* _Instructions to follow_:
Leave out the pictures and print only the lines from the one with "Write the Bokeh code for this chart." through the one with "(const i of", exactly as they are.

* _Data provided_:

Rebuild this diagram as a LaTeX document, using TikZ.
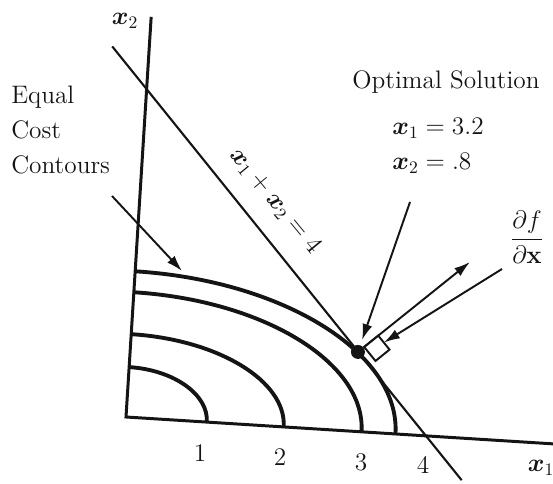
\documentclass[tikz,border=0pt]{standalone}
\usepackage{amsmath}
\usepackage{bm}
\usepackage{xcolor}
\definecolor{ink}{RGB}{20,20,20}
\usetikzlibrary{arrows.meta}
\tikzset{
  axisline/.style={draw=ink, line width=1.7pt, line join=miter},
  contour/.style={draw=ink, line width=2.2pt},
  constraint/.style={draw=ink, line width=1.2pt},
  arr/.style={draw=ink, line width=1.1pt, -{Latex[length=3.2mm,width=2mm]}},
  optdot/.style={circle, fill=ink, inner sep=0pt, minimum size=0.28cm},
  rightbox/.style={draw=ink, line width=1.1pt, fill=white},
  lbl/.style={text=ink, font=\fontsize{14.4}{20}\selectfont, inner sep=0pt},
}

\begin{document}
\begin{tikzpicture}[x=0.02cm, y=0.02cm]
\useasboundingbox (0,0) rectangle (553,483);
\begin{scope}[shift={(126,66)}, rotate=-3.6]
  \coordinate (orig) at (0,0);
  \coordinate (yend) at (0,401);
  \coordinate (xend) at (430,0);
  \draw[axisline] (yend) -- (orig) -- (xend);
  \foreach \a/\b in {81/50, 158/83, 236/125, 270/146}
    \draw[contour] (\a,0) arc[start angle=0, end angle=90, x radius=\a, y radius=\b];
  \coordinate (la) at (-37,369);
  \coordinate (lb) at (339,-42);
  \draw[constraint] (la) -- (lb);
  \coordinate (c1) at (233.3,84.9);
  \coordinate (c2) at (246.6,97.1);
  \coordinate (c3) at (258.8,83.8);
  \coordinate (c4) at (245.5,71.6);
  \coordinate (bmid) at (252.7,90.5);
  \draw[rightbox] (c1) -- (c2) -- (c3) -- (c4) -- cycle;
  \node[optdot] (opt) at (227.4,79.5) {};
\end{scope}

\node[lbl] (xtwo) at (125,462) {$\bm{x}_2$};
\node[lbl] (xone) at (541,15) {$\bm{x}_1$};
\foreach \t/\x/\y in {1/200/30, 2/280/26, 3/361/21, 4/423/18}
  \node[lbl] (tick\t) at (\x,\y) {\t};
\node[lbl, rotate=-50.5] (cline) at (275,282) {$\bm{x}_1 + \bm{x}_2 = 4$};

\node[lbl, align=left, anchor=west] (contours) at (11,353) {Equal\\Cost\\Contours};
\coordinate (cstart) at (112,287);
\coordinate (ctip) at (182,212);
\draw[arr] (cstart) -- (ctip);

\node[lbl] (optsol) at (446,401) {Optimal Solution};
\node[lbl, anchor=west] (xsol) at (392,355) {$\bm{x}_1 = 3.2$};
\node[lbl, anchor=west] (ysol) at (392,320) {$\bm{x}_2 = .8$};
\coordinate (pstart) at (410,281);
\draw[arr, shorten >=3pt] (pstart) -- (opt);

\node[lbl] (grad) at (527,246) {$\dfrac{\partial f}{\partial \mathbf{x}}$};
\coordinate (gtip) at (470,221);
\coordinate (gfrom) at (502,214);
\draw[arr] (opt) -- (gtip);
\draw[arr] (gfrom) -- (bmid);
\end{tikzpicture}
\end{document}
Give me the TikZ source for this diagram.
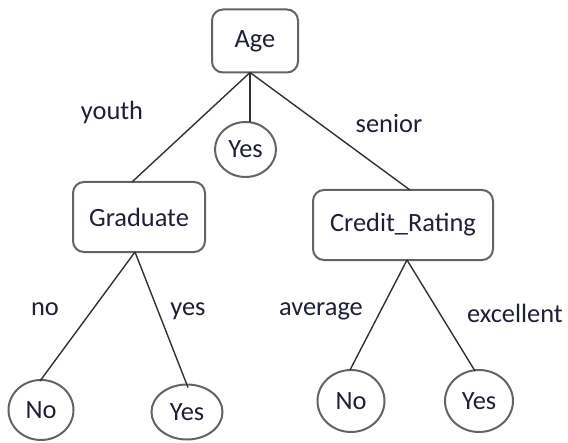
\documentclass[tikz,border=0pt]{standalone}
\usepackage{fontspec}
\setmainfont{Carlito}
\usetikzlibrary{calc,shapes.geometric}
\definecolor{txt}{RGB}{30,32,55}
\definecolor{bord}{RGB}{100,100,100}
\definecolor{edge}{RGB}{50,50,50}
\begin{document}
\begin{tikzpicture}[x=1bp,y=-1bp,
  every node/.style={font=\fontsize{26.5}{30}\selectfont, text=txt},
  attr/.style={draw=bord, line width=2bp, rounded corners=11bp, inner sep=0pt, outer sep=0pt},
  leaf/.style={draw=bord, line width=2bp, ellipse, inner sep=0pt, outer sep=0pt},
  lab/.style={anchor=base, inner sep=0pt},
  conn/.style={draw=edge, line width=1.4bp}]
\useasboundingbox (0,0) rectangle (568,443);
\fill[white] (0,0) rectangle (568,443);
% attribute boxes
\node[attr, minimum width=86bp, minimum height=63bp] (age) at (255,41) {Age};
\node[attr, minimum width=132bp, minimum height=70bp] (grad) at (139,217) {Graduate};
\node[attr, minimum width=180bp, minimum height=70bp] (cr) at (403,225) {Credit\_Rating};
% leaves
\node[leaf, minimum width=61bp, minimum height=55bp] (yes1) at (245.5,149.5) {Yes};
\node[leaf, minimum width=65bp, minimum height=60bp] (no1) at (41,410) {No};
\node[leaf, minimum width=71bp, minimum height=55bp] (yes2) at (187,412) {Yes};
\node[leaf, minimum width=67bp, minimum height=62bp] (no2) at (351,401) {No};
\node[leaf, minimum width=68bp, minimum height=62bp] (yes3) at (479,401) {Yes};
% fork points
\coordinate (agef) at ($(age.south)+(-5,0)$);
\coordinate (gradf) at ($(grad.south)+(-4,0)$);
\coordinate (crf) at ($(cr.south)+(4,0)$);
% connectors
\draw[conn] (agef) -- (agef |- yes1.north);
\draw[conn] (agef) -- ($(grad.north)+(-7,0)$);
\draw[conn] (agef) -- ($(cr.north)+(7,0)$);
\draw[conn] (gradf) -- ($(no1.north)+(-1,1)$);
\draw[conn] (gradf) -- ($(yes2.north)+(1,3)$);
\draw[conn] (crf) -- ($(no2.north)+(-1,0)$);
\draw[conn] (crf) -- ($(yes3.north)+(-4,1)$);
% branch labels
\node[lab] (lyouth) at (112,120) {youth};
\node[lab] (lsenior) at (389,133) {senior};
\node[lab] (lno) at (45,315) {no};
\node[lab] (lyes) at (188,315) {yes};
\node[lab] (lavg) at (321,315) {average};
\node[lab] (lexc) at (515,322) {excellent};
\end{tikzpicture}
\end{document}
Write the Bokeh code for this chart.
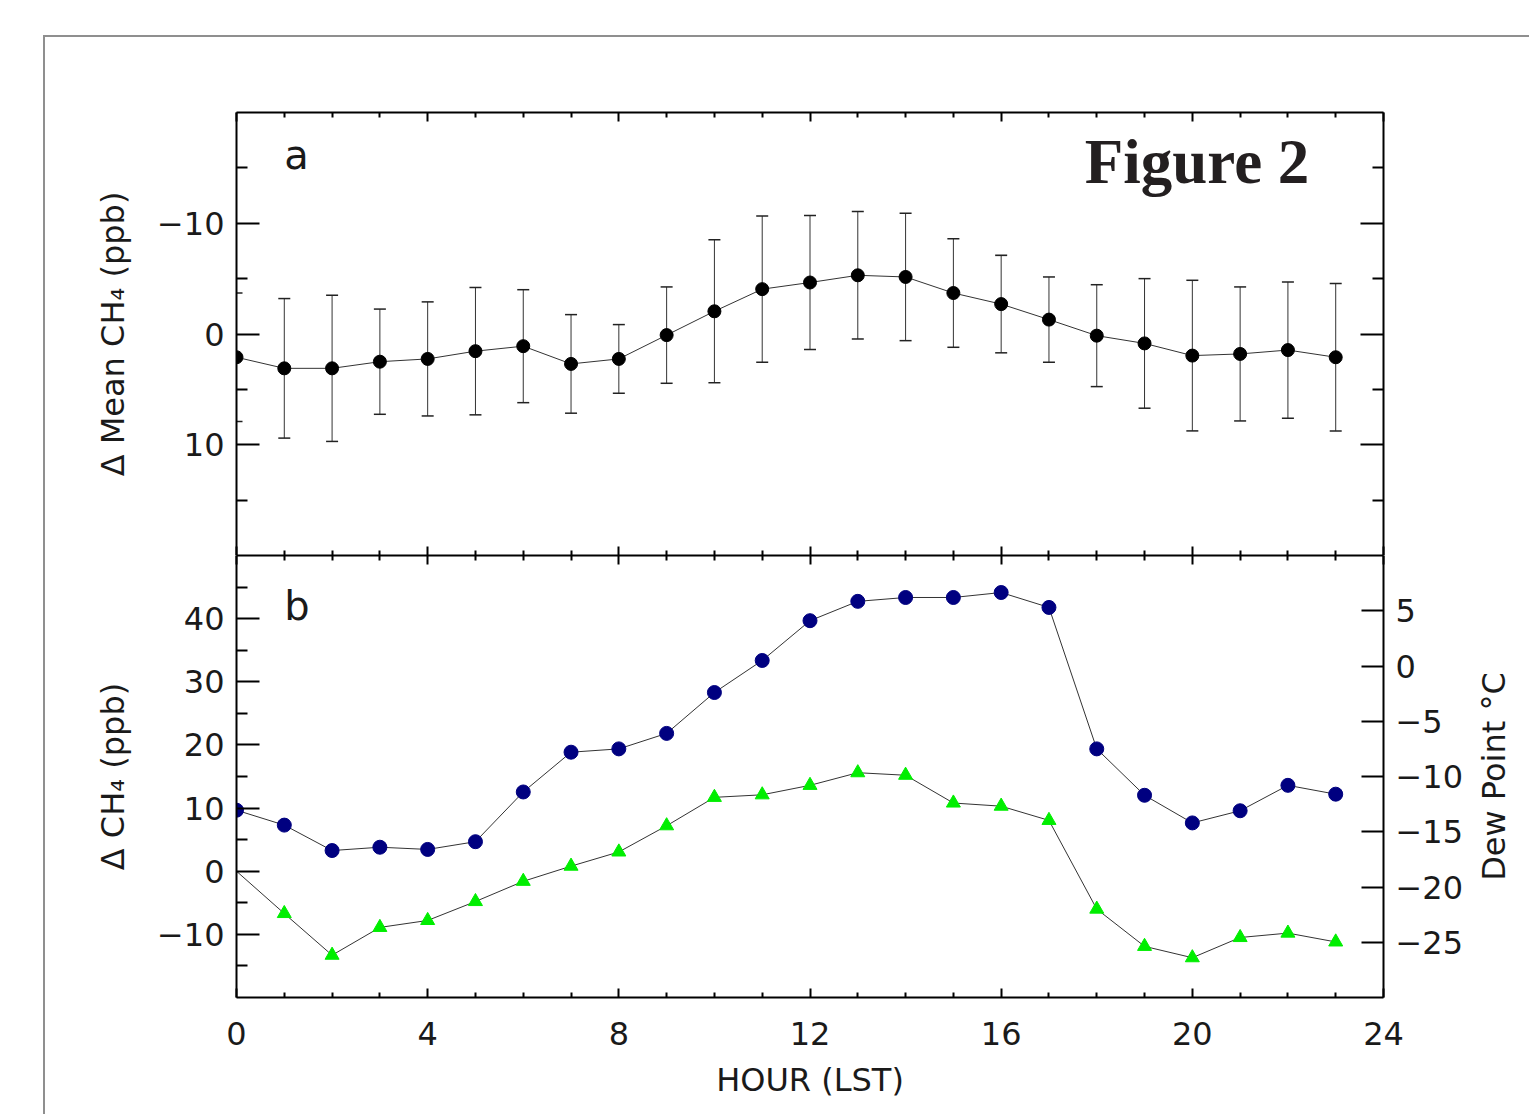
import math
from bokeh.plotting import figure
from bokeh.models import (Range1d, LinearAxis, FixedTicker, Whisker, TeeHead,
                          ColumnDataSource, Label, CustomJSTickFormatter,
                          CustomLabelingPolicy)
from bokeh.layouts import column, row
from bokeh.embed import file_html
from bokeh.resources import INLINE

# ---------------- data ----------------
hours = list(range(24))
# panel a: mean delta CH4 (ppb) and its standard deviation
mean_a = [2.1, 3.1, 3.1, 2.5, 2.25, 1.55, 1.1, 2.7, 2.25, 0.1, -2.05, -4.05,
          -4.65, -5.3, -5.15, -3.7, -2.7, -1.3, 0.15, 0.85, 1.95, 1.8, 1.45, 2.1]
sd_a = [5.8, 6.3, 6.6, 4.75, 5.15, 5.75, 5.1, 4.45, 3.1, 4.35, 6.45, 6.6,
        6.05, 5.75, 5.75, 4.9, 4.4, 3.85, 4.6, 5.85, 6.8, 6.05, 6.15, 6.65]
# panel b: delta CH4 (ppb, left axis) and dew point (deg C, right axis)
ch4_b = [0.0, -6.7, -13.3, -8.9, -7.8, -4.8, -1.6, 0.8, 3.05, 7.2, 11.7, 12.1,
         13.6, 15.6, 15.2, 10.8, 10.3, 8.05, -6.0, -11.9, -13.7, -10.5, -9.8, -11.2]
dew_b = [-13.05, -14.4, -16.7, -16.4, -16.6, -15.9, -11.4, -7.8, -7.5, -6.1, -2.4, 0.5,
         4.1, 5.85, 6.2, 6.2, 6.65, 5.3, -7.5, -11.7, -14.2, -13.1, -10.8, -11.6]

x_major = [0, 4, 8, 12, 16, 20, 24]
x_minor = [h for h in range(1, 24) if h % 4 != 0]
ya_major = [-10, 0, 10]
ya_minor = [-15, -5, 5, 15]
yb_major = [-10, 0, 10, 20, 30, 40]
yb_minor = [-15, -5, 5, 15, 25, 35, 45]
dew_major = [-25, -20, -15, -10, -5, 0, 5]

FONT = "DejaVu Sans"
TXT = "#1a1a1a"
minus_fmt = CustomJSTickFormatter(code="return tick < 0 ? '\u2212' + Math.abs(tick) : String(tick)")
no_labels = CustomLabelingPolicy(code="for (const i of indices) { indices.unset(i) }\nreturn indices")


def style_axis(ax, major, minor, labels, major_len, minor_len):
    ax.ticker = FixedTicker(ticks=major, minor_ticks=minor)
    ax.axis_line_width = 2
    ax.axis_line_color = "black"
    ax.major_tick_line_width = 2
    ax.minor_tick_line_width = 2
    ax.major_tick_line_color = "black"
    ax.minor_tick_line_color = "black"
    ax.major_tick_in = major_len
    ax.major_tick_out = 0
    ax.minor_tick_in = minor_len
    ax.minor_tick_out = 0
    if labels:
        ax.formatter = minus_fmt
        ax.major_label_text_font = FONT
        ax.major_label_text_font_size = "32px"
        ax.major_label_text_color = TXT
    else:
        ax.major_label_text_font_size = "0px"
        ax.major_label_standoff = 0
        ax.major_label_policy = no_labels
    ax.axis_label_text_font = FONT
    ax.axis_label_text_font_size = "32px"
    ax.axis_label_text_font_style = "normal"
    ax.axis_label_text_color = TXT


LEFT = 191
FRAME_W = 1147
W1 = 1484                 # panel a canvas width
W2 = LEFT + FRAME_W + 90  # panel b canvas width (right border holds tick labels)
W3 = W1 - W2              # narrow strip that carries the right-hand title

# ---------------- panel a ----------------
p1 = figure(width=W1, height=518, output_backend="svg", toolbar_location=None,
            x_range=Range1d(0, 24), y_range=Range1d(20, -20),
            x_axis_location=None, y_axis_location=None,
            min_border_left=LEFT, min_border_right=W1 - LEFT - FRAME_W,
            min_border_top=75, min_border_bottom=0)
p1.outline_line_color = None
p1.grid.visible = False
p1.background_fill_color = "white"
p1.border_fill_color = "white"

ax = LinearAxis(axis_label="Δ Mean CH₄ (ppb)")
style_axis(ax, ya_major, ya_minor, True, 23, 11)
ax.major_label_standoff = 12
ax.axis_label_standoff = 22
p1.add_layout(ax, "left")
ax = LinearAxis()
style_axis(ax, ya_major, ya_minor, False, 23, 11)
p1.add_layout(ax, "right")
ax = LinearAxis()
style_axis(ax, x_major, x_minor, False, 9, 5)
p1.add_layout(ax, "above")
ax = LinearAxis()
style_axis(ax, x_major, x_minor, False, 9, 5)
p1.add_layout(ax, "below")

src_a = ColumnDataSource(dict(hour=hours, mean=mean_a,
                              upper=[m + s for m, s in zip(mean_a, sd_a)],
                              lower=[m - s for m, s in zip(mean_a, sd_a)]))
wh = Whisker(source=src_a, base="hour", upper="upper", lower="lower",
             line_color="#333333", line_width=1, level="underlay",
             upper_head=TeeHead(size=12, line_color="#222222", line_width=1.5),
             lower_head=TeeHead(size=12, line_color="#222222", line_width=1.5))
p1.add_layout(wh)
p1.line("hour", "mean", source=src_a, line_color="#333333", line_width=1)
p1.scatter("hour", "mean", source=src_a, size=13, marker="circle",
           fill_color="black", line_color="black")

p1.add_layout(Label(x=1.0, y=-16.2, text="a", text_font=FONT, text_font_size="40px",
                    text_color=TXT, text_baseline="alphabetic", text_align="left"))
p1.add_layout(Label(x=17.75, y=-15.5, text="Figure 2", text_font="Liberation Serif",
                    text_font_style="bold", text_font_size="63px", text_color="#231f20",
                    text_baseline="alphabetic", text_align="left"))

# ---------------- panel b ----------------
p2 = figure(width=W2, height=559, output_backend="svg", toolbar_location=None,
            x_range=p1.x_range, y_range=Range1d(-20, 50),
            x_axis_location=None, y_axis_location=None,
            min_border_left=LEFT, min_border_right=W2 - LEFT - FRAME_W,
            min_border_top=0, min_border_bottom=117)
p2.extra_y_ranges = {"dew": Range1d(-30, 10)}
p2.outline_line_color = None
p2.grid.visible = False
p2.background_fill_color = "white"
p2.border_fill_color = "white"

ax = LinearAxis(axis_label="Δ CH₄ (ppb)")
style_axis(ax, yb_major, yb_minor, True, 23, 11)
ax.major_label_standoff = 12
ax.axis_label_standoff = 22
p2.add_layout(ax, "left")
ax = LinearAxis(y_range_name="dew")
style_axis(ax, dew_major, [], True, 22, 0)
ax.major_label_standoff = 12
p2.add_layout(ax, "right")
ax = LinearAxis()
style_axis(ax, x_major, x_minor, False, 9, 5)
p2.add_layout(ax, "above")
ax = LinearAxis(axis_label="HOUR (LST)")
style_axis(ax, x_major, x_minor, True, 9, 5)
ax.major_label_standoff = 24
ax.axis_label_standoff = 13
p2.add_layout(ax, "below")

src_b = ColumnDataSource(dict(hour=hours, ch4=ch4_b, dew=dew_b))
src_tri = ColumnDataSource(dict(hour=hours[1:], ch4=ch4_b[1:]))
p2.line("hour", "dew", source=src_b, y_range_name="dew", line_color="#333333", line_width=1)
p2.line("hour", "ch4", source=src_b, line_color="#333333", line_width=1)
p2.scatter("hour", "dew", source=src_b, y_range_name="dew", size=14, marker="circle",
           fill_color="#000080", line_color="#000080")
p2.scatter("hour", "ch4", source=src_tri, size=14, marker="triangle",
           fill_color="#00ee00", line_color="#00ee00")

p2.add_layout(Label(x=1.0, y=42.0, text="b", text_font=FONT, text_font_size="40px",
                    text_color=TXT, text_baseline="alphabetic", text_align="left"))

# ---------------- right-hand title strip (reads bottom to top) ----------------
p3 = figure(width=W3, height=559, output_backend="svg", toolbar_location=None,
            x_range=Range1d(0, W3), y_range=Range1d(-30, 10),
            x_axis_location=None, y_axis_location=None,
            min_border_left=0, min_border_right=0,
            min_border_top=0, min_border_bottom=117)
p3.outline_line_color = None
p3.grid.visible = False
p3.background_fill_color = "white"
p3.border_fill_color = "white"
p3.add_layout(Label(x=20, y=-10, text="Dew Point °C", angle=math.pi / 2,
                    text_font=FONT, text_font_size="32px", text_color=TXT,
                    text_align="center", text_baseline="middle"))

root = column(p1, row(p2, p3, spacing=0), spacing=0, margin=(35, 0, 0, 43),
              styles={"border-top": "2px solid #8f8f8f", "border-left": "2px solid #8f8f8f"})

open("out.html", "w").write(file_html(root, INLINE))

* _Correct result_:
Write the Bokeh code for this chart.
import math
from bokeh.plotting import figure
from bokeh.models import (Range1d, LinearAxis, FixedTicker, Whisker, TeeHead,
                          ColumnDataSource, Label, CustomJSTickFormatter,
                          CustomLabelingPolicy)
from bokeh.layouts import column, row
from bokeh.embed import file_html
from bokeh.resources import INLINE

# ---------------- data ----------------
hours = list(range(24))
# panel a: mean delta CH4 (ppb) and its standard deviation
mean_a = [2.1, 3.1, 3.1, 2.5, 2.25, 1.55, 1.1, 2.7, 2.25, 0.1, -2.05, -4.05,
          -4.65, -5.3, -5.15, -3.7, -2.7, -1.3, 0.15, 0.85, 1.95, 1.8, 1.45, 2.1]
sd_a = [5.8, 6.3, 6.6, 4.75, 5.15, 5.75, 5.1, 4.45, 3.1, 4.35, 6.45, 6.6,
        6.05, 5.75, 5.75, 4.9, 4.4, 3.85, 4.6, 5.85, 6.8, 6.05, 6.15, 6.65]
# panel b: delta CH4 (ppb, left axis) and dew point (deg C, right axis)
ch4_b = [0.0, -6.7, -13.3, -8.9, -7.8, -4.8, -1.6, 0.8, 3.05, 7.2, 11.7, 12.1,
         13.6, 15.6, 15.2, 10.8, 10.3, 8.05, -6.0, -11.9, -13.7, -10.5, -9.8, -11.2]
dew_b = [-13.05, -14.4, -16.7, -16.4, -16.6, -15.9, -11.4, -7.8, -7.5, -6.1, -2.4, 0.5,
         4.1, 5.85, 6.2, 6.2, 6.65, 5.3, -7.5, -11.7, -14.2, -13.1, -10.8, -11.6]

x_major = [0, 4, 8, 12, 16, 20, 24]
x_minor = [h for h in range(1, 24) if h % 4 != 0]
ya_major = [-10, 0, 10]
ya_minor = [-15, -5, 5, 15]
yb_major = [-10, 0, 10, 20, 30, 40]
yb_minor = [-15, -5, 5, 15, 25, 35, 45]
dew_major = [-25, -20, -15, -10, -5, 0, 5]

FONT = "DejaVu Sans"
TXT = "#1a1a1a"
minus_fmt = CustomJSTickFormatter(code="return tick < 0 ? '\u2212' + Math.abs(tick) : String(tick)")
no_labels = CustomLabelingPolicy(code="for (const i of indices) { indices.unset(i) }\nreturn indices")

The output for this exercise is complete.